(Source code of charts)
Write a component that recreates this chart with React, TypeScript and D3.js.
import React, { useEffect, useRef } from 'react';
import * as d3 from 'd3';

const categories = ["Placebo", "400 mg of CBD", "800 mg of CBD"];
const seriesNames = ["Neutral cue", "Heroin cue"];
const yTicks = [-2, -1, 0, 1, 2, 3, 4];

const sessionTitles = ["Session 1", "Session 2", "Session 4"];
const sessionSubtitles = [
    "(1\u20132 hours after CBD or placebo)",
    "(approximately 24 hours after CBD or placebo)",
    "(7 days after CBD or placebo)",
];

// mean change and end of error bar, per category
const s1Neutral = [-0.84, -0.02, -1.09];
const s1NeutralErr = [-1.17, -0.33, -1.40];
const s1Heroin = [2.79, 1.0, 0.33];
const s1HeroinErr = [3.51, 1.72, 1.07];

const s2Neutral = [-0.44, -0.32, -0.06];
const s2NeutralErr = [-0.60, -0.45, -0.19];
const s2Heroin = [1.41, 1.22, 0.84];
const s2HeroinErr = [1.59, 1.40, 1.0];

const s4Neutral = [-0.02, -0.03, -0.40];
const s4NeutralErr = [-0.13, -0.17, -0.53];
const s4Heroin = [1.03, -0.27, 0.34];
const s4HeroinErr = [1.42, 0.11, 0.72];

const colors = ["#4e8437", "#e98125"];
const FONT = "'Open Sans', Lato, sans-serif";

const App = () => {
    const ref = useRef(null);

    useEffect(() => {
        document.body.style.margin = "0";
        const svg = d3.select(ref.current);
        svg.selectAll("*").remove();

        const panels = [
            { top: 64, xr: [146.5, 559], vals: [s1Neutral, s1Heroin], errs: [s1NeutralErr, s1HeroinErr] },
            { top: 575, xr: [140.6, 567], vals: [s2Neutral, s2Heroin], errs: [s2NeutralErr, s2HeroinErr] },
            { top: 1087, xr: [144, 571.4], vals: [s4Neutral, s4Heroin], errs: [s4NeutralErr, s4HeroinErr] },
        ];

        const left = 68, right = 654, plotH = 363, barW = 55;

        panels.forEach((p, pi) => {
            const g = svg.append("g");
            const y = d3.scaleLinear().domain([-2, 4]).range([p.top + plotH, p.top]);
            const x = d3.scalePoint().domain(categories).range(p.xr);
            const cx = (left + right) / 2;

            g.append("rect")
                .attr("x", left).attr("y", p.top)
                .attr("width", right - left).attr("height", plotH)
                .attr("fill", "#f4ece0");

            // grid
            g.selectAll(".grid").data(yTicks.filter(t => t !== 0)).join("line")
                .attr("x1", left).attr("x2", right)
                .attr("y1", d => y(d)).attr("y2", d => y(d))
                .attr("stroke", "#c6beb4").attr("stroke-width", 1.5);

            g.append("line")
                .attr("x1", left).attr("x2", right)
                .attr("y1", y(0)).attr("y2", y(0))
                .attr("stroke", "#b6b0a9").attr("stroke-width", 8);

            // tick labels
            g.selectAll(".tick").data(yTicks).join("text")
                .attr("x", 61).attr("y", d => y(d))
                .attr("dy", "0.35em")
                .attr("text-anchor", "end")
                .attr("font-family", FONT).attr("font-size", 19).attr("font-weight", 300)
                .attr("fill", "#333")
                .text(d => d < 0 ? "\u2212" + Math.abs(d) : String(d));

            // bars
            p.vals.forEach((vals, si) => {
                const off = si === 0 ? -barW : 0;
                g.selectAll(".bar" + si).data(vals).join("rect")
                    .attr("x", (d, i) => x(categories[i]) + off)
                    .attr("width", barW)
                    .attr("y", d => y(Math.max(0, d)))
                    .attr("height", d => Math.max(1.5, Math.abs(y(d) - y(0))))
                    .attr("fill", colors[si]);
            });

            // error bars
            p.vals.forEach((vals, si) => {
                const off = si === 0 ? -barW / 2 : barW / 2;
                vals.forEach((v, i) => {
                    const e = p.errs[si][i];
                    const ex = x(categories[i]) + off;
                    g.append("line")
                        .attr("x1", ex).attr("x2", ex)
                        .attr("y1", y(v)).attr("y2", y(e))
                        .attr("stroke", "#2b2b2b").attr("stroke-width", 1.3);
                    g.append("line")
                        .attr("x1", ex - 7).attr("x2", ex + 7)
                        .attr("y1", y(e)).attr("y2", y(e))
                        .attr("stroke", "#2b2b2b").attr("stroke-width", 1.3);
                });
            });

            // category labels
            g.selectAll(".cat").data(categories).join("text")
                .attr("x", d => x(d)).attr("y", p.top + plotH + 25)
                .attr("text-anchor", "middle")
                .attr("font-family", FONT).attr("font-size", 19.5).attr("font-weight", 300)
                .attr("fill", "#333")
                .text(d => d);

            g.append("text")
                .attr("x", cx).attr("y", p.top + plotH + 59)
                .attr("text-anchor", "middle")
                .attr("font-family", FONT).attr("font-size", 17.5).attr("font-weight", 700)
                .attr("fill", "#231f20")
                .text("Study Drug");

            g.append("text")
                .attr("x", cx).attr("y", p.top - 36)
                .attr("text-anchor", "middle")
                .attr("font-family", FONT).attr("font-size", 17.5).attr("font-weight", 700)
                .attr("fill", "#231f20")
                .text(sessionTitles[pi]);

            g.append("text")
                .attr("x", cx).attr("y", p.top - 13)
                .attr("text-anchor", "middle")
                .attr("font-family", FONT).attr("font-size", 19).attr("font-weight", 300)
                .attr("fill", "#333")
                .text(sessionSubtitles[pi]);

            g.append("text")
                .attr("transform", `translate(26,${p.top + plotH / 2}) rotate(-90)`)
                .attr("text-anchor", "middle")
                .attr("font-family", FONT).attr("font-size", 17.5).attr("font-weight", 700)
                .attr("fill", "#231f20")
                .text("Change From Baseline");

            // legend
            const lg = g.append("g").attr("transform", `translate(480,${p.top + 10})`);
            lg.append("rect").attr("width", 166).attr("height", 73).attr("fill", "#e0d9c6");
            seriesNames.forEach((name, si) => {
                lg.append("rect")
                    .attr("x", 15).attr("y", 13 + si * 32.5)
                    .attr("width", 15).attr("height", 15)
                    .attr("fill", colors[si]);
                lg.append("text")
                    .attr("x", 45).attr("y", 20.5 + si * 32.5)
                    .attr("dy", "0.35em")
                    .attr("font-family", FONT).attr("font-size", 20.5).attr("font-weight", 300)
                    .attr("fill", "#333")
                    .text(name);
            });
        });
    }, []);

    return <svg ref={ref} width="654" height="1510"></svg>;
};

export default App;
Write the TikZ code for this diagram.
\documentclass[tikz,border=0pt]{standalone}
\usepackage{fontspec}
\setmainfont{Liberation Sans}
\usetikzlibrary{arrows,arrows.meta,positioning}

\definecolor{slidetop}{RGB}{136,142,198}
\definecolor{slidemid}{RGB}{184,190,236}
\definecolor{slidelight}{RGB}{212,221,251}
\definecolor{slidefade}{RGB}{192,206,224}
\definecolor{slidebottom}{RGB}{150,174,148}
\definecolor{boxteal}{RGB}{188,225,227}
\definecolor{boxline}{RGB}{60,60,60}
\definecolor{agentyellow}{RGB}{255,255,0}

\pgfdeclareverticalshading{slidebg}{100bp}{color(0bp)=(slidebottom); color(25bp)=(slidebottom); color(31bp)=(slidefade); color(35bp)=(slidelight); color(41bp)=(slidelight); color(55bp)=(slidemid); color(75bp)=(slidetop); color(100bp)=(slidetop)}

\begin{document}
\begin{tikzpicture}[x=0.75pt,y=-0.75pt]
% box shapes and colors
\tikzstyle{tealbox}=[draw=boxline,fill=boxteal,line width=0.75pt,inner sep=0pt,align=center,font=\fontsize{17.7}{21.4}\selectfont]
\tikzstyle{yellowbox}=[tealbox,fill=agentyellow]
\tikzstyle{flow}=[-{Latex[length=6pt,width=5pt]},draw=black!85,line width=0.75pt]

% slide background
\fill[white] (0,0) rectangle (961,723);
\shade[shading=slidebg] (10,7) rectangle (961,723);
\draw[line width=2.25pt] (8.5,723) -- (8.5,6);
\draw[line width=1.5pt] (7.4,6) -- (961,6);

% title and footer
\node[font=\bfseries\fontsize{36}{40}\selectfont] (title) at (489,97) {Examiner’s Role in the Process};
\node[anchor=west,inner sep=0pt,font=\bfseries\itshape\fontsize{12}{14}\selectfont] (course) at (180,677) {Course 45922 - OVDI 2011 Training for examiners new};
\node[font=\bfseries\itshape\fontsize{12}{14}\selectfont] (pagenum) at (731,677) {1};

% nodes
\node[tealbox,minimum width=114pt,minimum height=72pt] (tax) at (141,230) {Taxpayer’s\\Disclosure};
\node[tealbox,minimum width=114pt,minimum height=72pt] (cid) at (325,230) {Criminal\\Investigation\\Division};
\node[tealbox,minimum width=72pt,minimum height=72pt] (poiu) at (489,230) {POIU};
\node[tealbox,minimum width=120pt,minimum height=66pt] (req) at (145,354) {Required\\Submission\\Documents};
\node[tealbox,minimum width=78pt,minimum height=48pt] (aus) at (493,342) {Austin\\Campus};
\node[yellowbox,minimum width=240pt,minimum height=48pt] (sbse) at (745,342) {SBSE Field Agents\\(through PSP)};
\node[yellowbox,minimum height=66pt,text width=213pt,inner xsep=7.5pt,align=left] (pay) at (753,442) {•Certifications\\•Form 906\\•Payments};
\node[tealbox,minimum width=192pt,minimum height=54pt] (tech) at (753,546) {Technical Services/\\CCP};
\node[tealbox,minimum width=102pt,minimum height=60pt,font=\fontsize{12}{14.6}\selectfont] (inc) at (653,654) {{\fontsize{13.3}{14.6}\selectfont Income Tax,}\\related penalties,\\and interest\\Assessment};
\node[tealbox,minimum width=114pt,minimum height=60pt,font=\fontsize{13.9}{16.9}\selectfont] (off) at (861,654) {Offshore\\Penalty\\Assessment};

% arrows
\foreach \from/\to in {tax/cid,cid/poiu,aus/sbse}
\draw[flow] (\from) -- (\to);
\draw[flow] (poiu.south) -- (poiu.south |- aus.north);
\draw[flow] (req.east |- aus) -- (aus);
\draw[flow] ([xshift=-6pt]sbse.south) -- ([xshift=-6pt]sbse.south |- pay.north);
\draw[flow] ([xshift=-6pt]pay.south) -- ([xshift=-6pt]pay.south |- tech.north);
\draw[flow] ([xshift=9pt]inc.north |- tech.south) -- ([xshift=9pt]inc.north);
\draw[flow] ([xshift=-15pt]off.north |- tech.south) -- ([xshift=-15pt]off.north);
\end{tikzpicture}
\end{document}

# [Task instructions]
Repeat word for word every line from the start of the entries to the line holding "const yTicks = [-2, -1, 0, 1, 2, 3, 4];", inclusive, and nothing else.

# [Result of the exercise]
Write a component that recreates this chart with React, TypeScript and D3.js.
import React, { useEffect, useRef } from 'react';
import * as d3 from 'd3';

const categories = ["Placebo", "400 mg of CBD", "800 mg of CBD"];
const seriesNames = ["Neutral cue", "Heroin cue"];
const yTicks = [-2, -1, 0, 1, 2, 3, 4];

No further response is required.